Previously in the company, different people used different types of computer and different software packages. To add to the complexity, they also used different email systems. The diversity was holding the firm and its associates back, so the decision was made to bring everything together. ‘If everyone’s using the same tools, it makes the job easier, doesn’t it?’ says finance director Nick Brown. ‘A common platform would improve productivity and knowledge sharing.’
Using advanced technology would also help the company support its artists. In addition, Brown wanted the company to become more efficient. He saw that hundreds of emails were going back and forth when it would be much more productive to store files centrally and give people joint access to them.
With people working in far-flung parts of the country, bringing in Microsoft Online Services gave the company new ways to communicate, regardless of the geographical distance between employees. Exchange Online let everyone in the company share the same email system and access it using Microsoft Outlook 2010. SharePoint online gave everyone in the company access to a private, secure internal intranet website. Finally, Office Communications Online offered the company an instant message system that works well for quick requests and fast exchanges in real time. Says Brown, ‘Microsoft is obviously thinking about how to make people’s lives easier,” says Brown. ‘It’s a bit like [a high end car] – it doesn’t look much different but you really appreciate the details.’
Based near the famous Bodmin Moor in Cornwall, UK, Cornish pasty maker Proper Cornish wanted to operate a standardised way of communicating that was cost-effective, low maintenance, and provided one email address for employees across the company.

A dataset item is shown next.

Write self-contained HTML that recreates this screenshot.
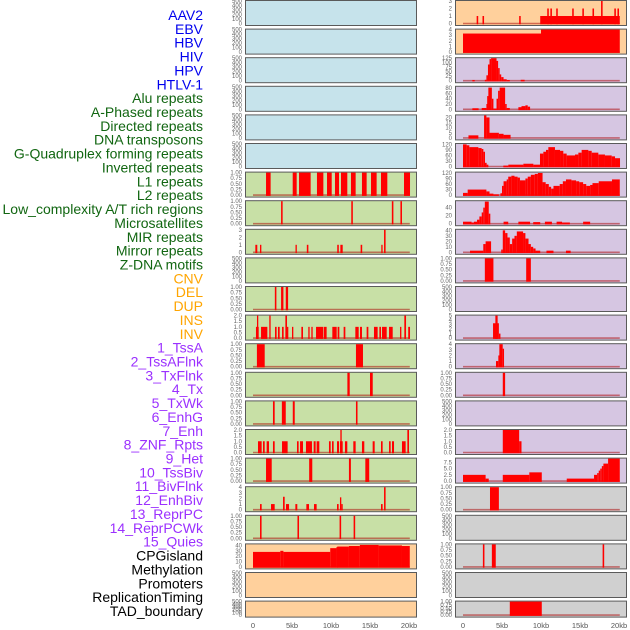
<!DOCTYPE html>
<html><head><meta charset="utf-8"><style>
html,body{margin:0;padding:0;background:#fff;}
svg{display:block;font-family:"Liberation Sans",sans-serif;}
</style></head><body>
<svg id="chart" width="630" height="630" viewBox="0 0 630 630" xmlns="http://www.w3.org/2000/svg"></svg>
<script>
// ---- data: segments [startKb, endKb, value] ----
const trackLabels = ["AAV2","EBV","HBV","HIV","HPV","HTLV-1","Alu repeats","A-Phased repeats","Directed repeats","DNA transposons","G-Quadruplex forming repeats","Inverted repeats","L1 repeats","L2 repeats","Low_complexity A/T rich regions","Microsatellites","MIR repeats","Mirror repeats","Z-DNA motifs","CNV","DEL","DUP","INS","INV","1_TssA","2_TssAFlnk","3_TxFlnk","4_Tx","5_TxWk","6_EnhG","7_Enh","8_ZNF_Rpts","9_Het","10_TssBiv","11_BivFlnk","12_EnhBiv","13_ReprPC","14_ReprPCWk","15_Quies","CPGisland","Methylation","Promoters","ReplicationTiming","TAD_boundary"];
const xTickLabels = ["0","5kb","10kb","15kb","20kb"];
const xTickValues = [0,5,10,15,20];
const ticks1 = ["0.00","0.25","0.50","0.75","1.00"];
const ticks500 = ["0","100","200","300","400","500"];

const L6 = [[1.67,2.26,1],[5.09,5.6,1],[5.9,7.39,1],[8.2,9.02,1],[9.49,10.09,1],[10.51,11.03,1],[11.28,12.09,1],[12.56,13.16,1],[13.97,14.57,1],[15.13,15.85,1],[16.41,17.22,1],[19.36,20.13,1]];
const L7 = [[3.6,3.8,1],[12.6,12.8,1],[17.8,18.0,1],[18.9,19.1,1]];
const L8 = [[0.3,0.55,1],[0.9,1.07,1],[5.45,5.6,1],[6.9,7.1,1],[10.8,11.0,1],[11.2,11.5,1],[13.8,14.0,1],[16.45,16.6,1],[16.8,17.0,3]];
const L10 = [[2.8,3.0,1],[3.6,3.9,1],[4.2,4.5,1]];
const L11 = [[0.38,0.73,1],[0.51,0.64,2],[1.03,1.84,1],[2.09,2.26,2],[2.82,3.03,1],[3.2,3.42,1],[3.72,3.93,1],[4.15,4.36,2],[4.36,4.49,1],[5.0,5.17,1],[6.2,6.41,1],[7.09,7.26,1],[7.48,7.65,1],[8.08,9.02,1],[9.1,9.44,1],[10.17,10.73,1],[10.85,11.07,1],[11.62,11.84,1],[13.12,13.55,1],[13.72,13.97,1],[14.57,14.79,1],[15.51,15.98,1],[16.2,16.41,1],[16.54,17.14,1],[17.44,17.91,1],[18.85,19.02,1],[19.4,19.62,2],[19.9,20.13,1]];
const L12 = [[0.5,1.5,1],[13.2,14.1,1]];
const L13 = [[12.1,12.4,1],[15.0,15.35,1]];
const L14 = [[2.56,2.78,1],[3.7,4.2,1],[5.1,5.35,1],[13.2,13.4,1]];
const L15 = [[0.64,1.11,1],[1.28,1.5,1],[1.75,2.05,1],[2.56,2.78,1],[3.72,4.44,1],[5.64,5.85,1],[6.03,6.41,1],[6.79,7.56,1],[7.78,8.03,1],[8.16,8.5,1],[9.74,9.96,1],[10.13,10.34,1],[10.77,11.03,1],[11.15,11.5,1],[11.2,11.37,2],[11.79,12.09,1],[12.86,13.16,1],[13.97,14.27,1],[15.34,15.6,1],[16.41,16.62,1],[17.44,17.65,1],[17.82,18.08,1],[19.1,19.57,1],[19.79,20.0,2]];
const L16 = [[1.67,2.4,1],[7.2,7.6,1],[12.3,12.55,1],[14.4,14.9,1]];
const L17 = [[0.9,1.11,1],[2.31,2.78,1],[3.85,4.06,2.3],[4.23,4.62,1],[5.43,5.68,1],[6.84,7.18,1],[7.82,8.16,1],[10.77,10.98,1],[11.15,11.32,2.2],[11.32,11.5,1],[16.41,16.62,1],[16.8,17.0,4]];
const L18 = [[0.9,1.1,1],[5.7,5.9,1],[11.1,11.3,1],[12.9,13.1,1]];
const L19 = [[0,3.5,28],[3.5,3.9,30],[3.9,9.9,28],[9.9,10.7,35],[10.7,10.8,37],[10.8,12.3,38],[12.3,13.7,39],[13.7,16.1,41],[16.1,19.1,40],[19.1,20.1,39]];

const R0 = [[1.75,1.95,1],[2.5,2.7,1],[7.2,7.4,1],[9.9,20.1,1],[10.8,11.0,2],[11.2,11.4,2],[11.95,12.15,2],[14.0,14.2,2],[15.3,15.5,2],[16.6,16.8,2],[17.7,17.9,3],[19.4,19.6,2],[19.8,20.0,2]];
const R1 = [[0,10,3.3],[10,20.1,4]];
const R2 = [[1.2,1.5,4],[2.8,3.0,5],[3.0,3.2,30],[3.2,3.4,90],[3.4,3.6,120],[3.6,4.3,125],[4.3,4.5,110],[4.5,4.7,70],[4.7,4.9,35],[4.9,5.2,20],[5.2,5.6,8],[5.6,6.0,4],[7.4,7.9,5]];
const R3 = [[1.2,2.0,4],[2.4,3.0,5],[3.0,3.1,20],[3.1,3.25,50],[3.25,3.7,82],[3.7,3.9,40],[3.9,4.3,3],[4.3,4.5,40],[4.5,4.7,70],[4.7,5.4,82],[5.4,5.6,20],[5.6,6.0,5],[7.1,7.5,8],[7.5,8.0,12],[8.0,8.3,15],[8.3,8.6,10]];
const R4 = [[0.7,1.97,2.5],[2.7,3.0,22],[3.0,3.4,20],[3.4,4.6,5],[4.6,5.2,4],[5.2,6.1,3]];
const R5 = [[0,0.47,120],[0.47,0.81,115],[0.81,1.97,105],[1.97,2.39,100],[2.39,2.61,95],[2.61,2.82,80],[2.82,3.03,20],[3.03,3.25,10],[5.17,5.81,5],[5.81,7.74,10],[7.74,9.02,15],[9.02,9.87,10],[9.87,10.3,70],[10.3,10.64,80],[10.64,10.94,90],[10.94,11.79,105],[11.79,12.44,90],[12.44,12.86,85],[12.86,13.29,70],[13.29,14.36,60],[14.36,14.79,65],[14.79,15.21,75],[15.21,16.07,90],[16.07,16.5,85],[16.5,17.35,75],[17.35,18.2,65],[18.2,19.06,60],[19.06,19.49,55],[19.49,20.13,45]];
const R6 = [[0,0.6,12],[0.6,3.0,30],[3.0,3.4,20],[3.4,3.9,8],[3.9,4.6,4],[4.8,5.0,10],[5.0,5.2,50],[5.2,5.6,75],[5.6,5.8,85],[5.8,6.2,100],[6.2,6.6,105],[6.6,7.0,100],[7.0,7.3,95],[7.3,8.0,80],[8.0,8.3,90],[8.3,8.7,100],[8.7,9.2,110],[9.2,9.6,115],[9.6,10.2,120],[10.2,10.6,70],[10.6,11.0,60],[11.0,11.3,45],[11.3,11.6,35],[11.6,12.4,50],[12.4,12.8,60],[12.8,13.2,75],[13.2,13.9,85],[13.9,14.5,80],[14.5,14.9,75],[14.9,15.4,70],[15.4,15.8,60],[15.8,16.3,50],[16.3,16.6,55],[16.6,17.4,65],[17.4,19.1,75],[19.1,20.1,85]];
const R7 = [[0,1.1,5],[1.1,1.4,3],[1.4,1.8,5],[1.8,2.1,10],[2.1,2.4,18],[2.4,2.6,28],[2.6,2.8,40],[2.8,3.3,55],[3.3,3.5,25],[5.2,5.8,5],[7.1,8.6,5],[9.0,9.9,4],[10.5,11.4,5],[12.0,12.7,5],[12.7,13.7,3],[15.4,16.3,5]];
const R8 = [[0.9,2.6,3],[2.6,2.9,15],[2.9,3.6,20],[4.9,5.1,5],[5.1,5.4,40],[5.4,5.7,35],[5.7,6.0,27],[6.0,6.3,15],[6.3,6.6,25],[6.6,6.9,30],[6.9,7.7,38],[7.7,8.0,35],[8.0,8.4,25],[8.4,8.7,15],[8.7,9.0,10],[9.0,9.3,7],[9.3,9.9,3],[10.7,11.6,3],[13.2,13.8,3]];
const R9 = [[2.8,3.9,1],[8.1,8.7,1]];
const R11 = [[3.85,4.6,3.3],[4.15,4.44,5],[4.6,4.8,1]];
const R12 = [[4.23,4.53,1],[4.53,4.66,2],[4.66,5.09,4],[5.09,5.26,3.2]];
const R13 = [[5.1,5.4,1]];
const R15 = [[5.1,7.2,2],[7.2,7.5,1]];
const R16 = [[0,2.9,2.5],[2.9,3.3,1],[5.1,8.5,2.5],[8.5,10.1,3.5],[13.3,16.8,1],[16.8,17.2,2.5],[17.2,17.4,3.2],[17.4,17.6,4.2],[17.6,17.8,5],[17.8,18.0,6],[18.0,18.6,7],[18.6,20.1,9]];
const R17 = [[3.46,4.6,1]];
const R19 = [[2.55,2.75,1],[3.7,4.2,1],[17.9,18.1,1]];
const R21 = [[6.0,10.1,1]];

// panel configs: [row, column, bg, ticks, ymax, segments]
const BLUE="#c6e3eb", GREEN="#c8e0a6", ORANGE="#ffd09c", LAV="#d6c6e2", GREY="#d0d0d0";
const panels = [];
for (let r=0;r<6;r++) panels.push([r,0,BLUE,ticks500,500,null]);
const leftData = {6:[ticks1,1,L6],7:[ticks1,1,L7],8:[["0","1","2","3"],3,L8],9:[ticks500,500,null],10:[ticks1,1,L10],11:[["0.0","0.5","1.0","1.5","2.0"],2,L11],12:[ticks1,1,L12],13:[ticks1,1,L13],14:[ticks1,1,L14],15:[["0.0","0.5","1.0","1.5","2.0"],2,L15],16:[ticks1,1,L16],17:[["0","1","2","3","4"],4,L17],18:[ticks1,1,L18]};
for (let r=6;r<=18;r++) panels.push([r,0,GREEN,leftData[r][0],leftData[r][1],leftData[r][2]]);
panels.push([19,0,ORANGE,["0","10","20","30","40"],42,L19]);
panels.push([20,0,ORANGE,ticks500,500,null]);
panels.push([21,0,ORANGE,ticks500,500,null]);
panels.push([0,1,ORANGE,["0","1","2","3"],3,R0]);
panels.push([1,1,ORANGE,["0","1","2","3","4"],4,R1]);
const rightData = {2:[["0","25","50","75","100","125"],125,R2],3:[["0","20","40","60","80"],85,R3],4:[["0","5","10","15","20"],22,R4],5:[["0","30","60","90","120"],122,R5],6:[["0","30","60","90","120"],122,R6],7:[["0","20","40"],56,R7],8:[["0","10","20","30","40"],41,R8],9:[ticks1,1,R9],10:[ticks500,500,null],11:[["0","1","2","3","4","5"],5,R11],12:[["0","1","2","3","4"],4,R12],13:[ticks1,1,R13],14:[ticks500,500,null],15:[["0.0","0.5","1.0","1.5","2.0"],2,R15],16:[["0.0","2.5","5.0","7.5"],9,R16]};
for (let r=2;r<=16;r++) panels.push([r,1,LAV,rightData[r][0],rightData[r][1],rightData[r][2]]);
panels.push([17,1,GREY,ticks1,1,R17]);
panels.push([18,1,GREY,ticks500,500,null]);
panels.push([19,1,GREY,ticks1,1,R19]);
panels.push([20,1,GREY,ticks500,500,null]);
panels.push([21,1,GREY,ticks1,1,R21]);

// ---- drawing ----
const NS="http://www.w3.org/2000/svg";
const svg=document.getElementById('chart');
function mk(tag,attrs,parent){const e=document.createElementNS(NS,tag);for(const k in attrs)e.setAttribute(k,attrs[k]);(parent||svg).appendChild(e);return e;}
const colX=[245,455], PW=171, ROWSTEP=28.6;
function xScale(col,kb){return colX[col]+8+kb*7.8;}
function rowTop(r){return r*ROWSTEP;}
function rowH(r){return r===21?16:25;}

// labels
const labelColors=[];
trackLabels.forEach((t,i)=>{
  let c = i<6?"#0000ee": i<19?"#116611": i<24?"#ffa500": i<39?"#9b30ff":"#000000";
  const tx=mk('text',{x:203,y:15+i*13.86+5,'text-anchor':'end','font-size':14,fill:c});
  tx.textContent=t;
  
  
});

panels.forEach(p=>{
  const [r,col,bg,ticks,ymax,segs]=p;
  const top=rowTop(r), h=rowH(r), left=colX[col];
  const g=mk('g',{});
  
  
  const rect=mk('rect',{x:left+0.5,y:top+0.5,width:PW,height:h,fill:bg,stroke:'#5a5a5a','stroke-width':1},g);
  
  
  const y0=top+h-1.5, yTop=top+1;
  const yScale=v=>y0-(v/ymax)*(y0-yTop);
  // ticks
  const tickMax=parseFloat(ticks[ticks.length-1]);
  ticks.forEach(t=>{
    const v=parseFloat(t);
    const tt=mk('text',{x:left-3,y:yScale(v)+2,'text-anchor':'end','font-size':6,fill:'#666'},g);
    tt.textContent=t;
    
    
  });
  if(segs){
    mk('line',{x1:xScale(col,0),x2:xScale(col,20.1),y1:y0,y2:y0,stroke:'rgba(170,0,0,0.5)','stroke-width':1.6},g);
    segs.forEach(s=>{
      const x1=xScale(col,s[0]), x2=xScale(col,s[1]);
      const b=mk('rect',{x:x1,y:yScale(s[2]),width:Math.max(1.3,x2-x1),height:y0-yScale(s[2])+0.8,fill:'#ff0000'},g);
      
      
    });
  }
});

// x axis labels
[0,1].forEach(col=>{
  xTickValues.forEach((v,i)=>{
    const t=mk('text',{x:xScale(col,v),y:628,'text-anchor':'middle','font-size':7.5,fill:'#555'});
    t.textContent=xTickLabels[i];
    
    
  });
});
</script>
</body></html>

IT Manager Mark Lowe explains, ‘With the business growing, we were taking on more office staff at our premises in Redruth. We had wanted a consistent e-mail address and one way of working for some time, and the introduction of the new employees – and the emergence of cloud computing and online services – made it an ideal time to consider a change.’
A low-maintenance, cost-effective solution was imperative. Lowe continues, ‘Proper Cornish was running two email servers inhouse and they cost us £4 per day, plus the cost of someone to support and maintain them. Costs were getting out of control. Plus, email maintenance and dealing with spam was starting to take up far too much of our time. The opportunity to buy an email system that was hosted for us and available to buy on a per-user, per-month basis seemed like the logical step forward.’
As for the company’s IT team, they are now able to focus on other priorities, such as enhancing their wider IT infrastructure to support the growing business. Lowe says, ‘We have freed up a third of our time now we no longer have to maintain and manage the email servers. We can now spend this time helping the business with other, more pressing IT requirements.’